11,6V to nominalne, czy zmierzone? Jeśli zmierzone bez obciążenia, to przy bardzo małym obciążeniu dostaniesz 64V na kondensatorze. Nominalne warunki pracy takiego transformatora, to szczytowy prąd około 12A, i napięcie szczytowe zmniejszone o 3,3V (o 5%); można mieć około 60V na kondensatorze przy prądzie szczytowym jak dla nominalnych warunków pracy, i przewodzeniu przez 20% czasu, co dałoby prąd 1,6A... trochę mało, trzeba zrobić przewodzenie przez 25%, to da wystarczający prąd i 59V.
Wypada zrobić stabilizator prądu, który będzie działać przy spadku napięcia od 4,4V - najprościej MOSFET z kanałem N, TL431 i 2 oporniki (w tym 1,25 oma o mocy co najmniej 5W). Wymagania co do MOSFET-a: opór kanału poniżej około 1,5 oma, napięcie co najmniej ze 100V, dopuszczalna moc strat... dobrze byłoby mieć dużą, w razie zwarcia wydzieli się 120W, i raczej jakiś układ zabezpieczający będzie niezbędny, bo trudno o MOSFET-a, który wytrzyma te 120W bez gigantycznego radiatora.
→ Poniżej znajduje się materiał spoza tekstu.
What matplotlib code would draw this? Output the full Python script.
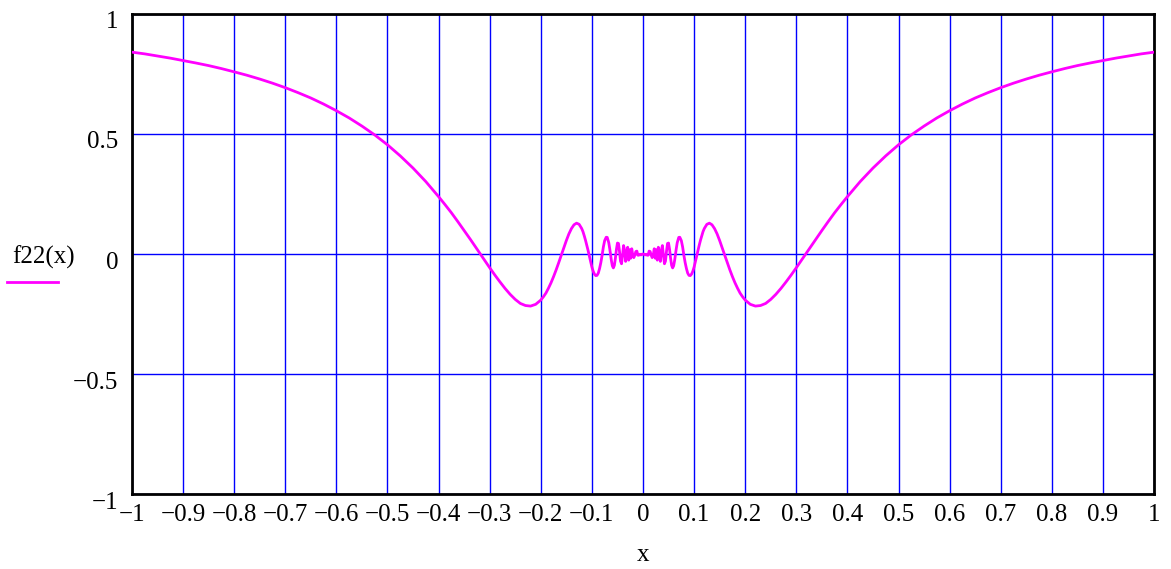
import numpy as np
import matplotlib
matplotlib.use('Agg')
import matplotlib.pyplot as plt
from matplotlib.transforms import ScaledTranslation

# f22(x), right half (x >= 0); the curve is symmetric about x = 0
x_right = [0.0, 0.002, 0.004, 0.006, 0.008, 0.010, 0.012, 0.014, 0.016, 0.018,
           0.020, 0.022, 0.024, 0.026, 0.028, 0.030, 0.032, 0.034, 0.036, 0.038,
           0.040, 0.042, 0.044, 0.046, 0.048, 0.050, 0.052, 0.054, 0.056, 0.058,
           0.060, 0.062, 0.065, 0.067, 0.070, 0.072, 0.075, 0.0775, 0.080, 0.0825,
           0.085, 0.0875, 0.090, 0.0925, 0.095, 0.0975, 0.100, 0.105, 0.1075, 0.110,
           0.1125, 0.115, 0.1175, 0.120, 0.125, 0.130, 0.135, 0.140, 0.145, 0.150,
           0.155, 0.160, 0.165, 0.170, 0.175, 0.180, 0.185, 0.190, 0.195, 0.200,
           0.210, 0.220, 0.230, 0.240, 0.250, 0.260, 0.270, 0.280, 0.290, 0.300,
           0.310, 0.325, 0.3375, 0.350, 0.3625, 0.375, 0.3875, 0.400, 0.425, 0.450,
           0.475, 0.500, 0.525, 0.550, 0.575, 0.600, 0.625, 0.650, 0.675, 0.700,
           0.725, 0.750, 0.775, 0.800, 0.825, 0.850, 0.875, 0.900, 0.925, 0.950,
           0.975, 1.000]
y_right = [0.0, -0.0009, -0.0039, -0.001, -0.0049, -0.0051, 0.012, 0.0103, -0.0052, -0.0151,
           -0.0052, 0.0219, -0.0176, 0.018, -0.0256, 0.0282, -0.0053, -0.0308, 0.0172, 0.0352,
           -0.0053, -0.0407, -0.0295, 0.0115, 0.044, 0.0456, 0.0193, -0.0174, -0.047, -0.058,
           -0.0491, -0.0253, 0.0206, 0.0472, 0.0692, 0.0698, 0.0559, 0.0298, -0.0053, -0.0359,
           -0.0606, -0.0798, -0.089, -0.090, -0.0839, -0.072, -0.0544, -0.0084, 0.0152, 0.0363,
           0.0573, 0.0762, 0.0934, 0.1063, 0.1237, 0.1285, 0.1218, 0.106, 0.0838, 0.0561,
           0.026, -0.0053, -0.0365, -0.0663, -0.0943, -0.120, -0.1425, -0.163, -0.1786, -0.192,
           -0.2097, -0.217, -0.2147, -0.206, -0.1892, -0.168, -0.1433, -0.116, -0.0873, -0.0572,
           -0.0261, 0.021, 0.060, 0.0978, 0.1354, 0.172, 0.206, 0.239, 0.3017, 0.358,
           0.4088, 0.455, 0.4962, 0.533, 0.5669, 0.597, 0.6247, 0.650, 0.6723, 0.693,
           0.7118, 0.729, 0.7448, 0.759, 0.7726, 0.785, 0.7959, 0.806, 0.8161, 0.825,
           0.8338, 0.841]

x_ticks = [-1, -0.9, -0.8, -0.7, -0.6, -0.5, -0.4, -0.3, -0.2, -0.1, 0,
           0.1, 0.2, 0.3, 0.4, 0.5, 0.6, 0.7, 0.8, 0.9, 1]
y_ticks = [-1, -0.5, 0, 0.5, 1]


def fmt(v):
    s = f'{v:g}'
    return s.replace('-', '\u2212')


x_right = np.array(x_right)
y_right = np.array(y_right)
xs = np.concatenate([-x_right[::-1], x_right[1:]])
ys = np.concatenate([y_right[::-1], y_right[1:]])

plt.rcParams['font.family'] = ['Liberation Serif', 'DejaVu Serif']

fig = plt.figure(figsize=(11.71, 5.69), dpi=100)
ax = fig.add_axes([0.1127, 0.1318, 0.8728, 0.8436])

for xt in x_ticks:
    ax.axvline(xt, color='#0000ff', linewidth=1, zorder=1)
for yt in y_ticks:
    ax.axhline(yt, color='#0000ff', linewidth=1, zorder=1)

ax.plot(xs, ys, color='#ff00ff', linewidth=2, zorder=3)

ax.set_xlim(-1, 1)
ax.set_ylim(-1, 1)
ax.set_xticks(x_ticks)
ax.set_xticklabels([fmt(v) for v in x_ticks], fontsize=18)
ax.set_yticks(y_ticks)
ax.set_yticklabels([fmt(v) for v in y_ticks], fontsize=18)
ax.tick_params(length=0, pad=7)
ax.tick_params(axis='y', pad=10)
# Mathcad puts the y labels a little below their grid lines
shift = ScaledTranslation(0, -6 / 100, fig.dpi_scale_trans)
for lab in ax.get_yticklabels():
    lab.set_transform(lab.get_transform() + shift)
for sp in ax.spines.values():
    sp.set_linewidth(2)
    sp.set_color('black')

ax.set_xlabel('x', fontsize=18, labelpad=13)

# legend-like label on the left
fig.text(12 / 1171, 1 - 257 / 569, 'f22(x)', fontsize=18, va='center', ha='left')
fig.add_artist(plt.Line2D([7 / 1171, 58 / 1171], [1 - 282 / 569, 1 - 282 / 569],
                          color='#ff00ff', linewidth=2))

plt.savefig('out.png', dpi=100)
Minimalne napięcie na akumulatorze pewnie będzie 39V (3V/ogniwo), czyli w normalnych warunkach wypada oczekiwać mocy strat ze 40W. IRF630 (75W przy idealnym chłodzeniu) raczej jest za słaby, lepszy byłby IRF540 (100W), albo nawet IRF640 (125W, tylko nie IRF640FP, bo ten ma dużo mniejszą dopuszczalną moc).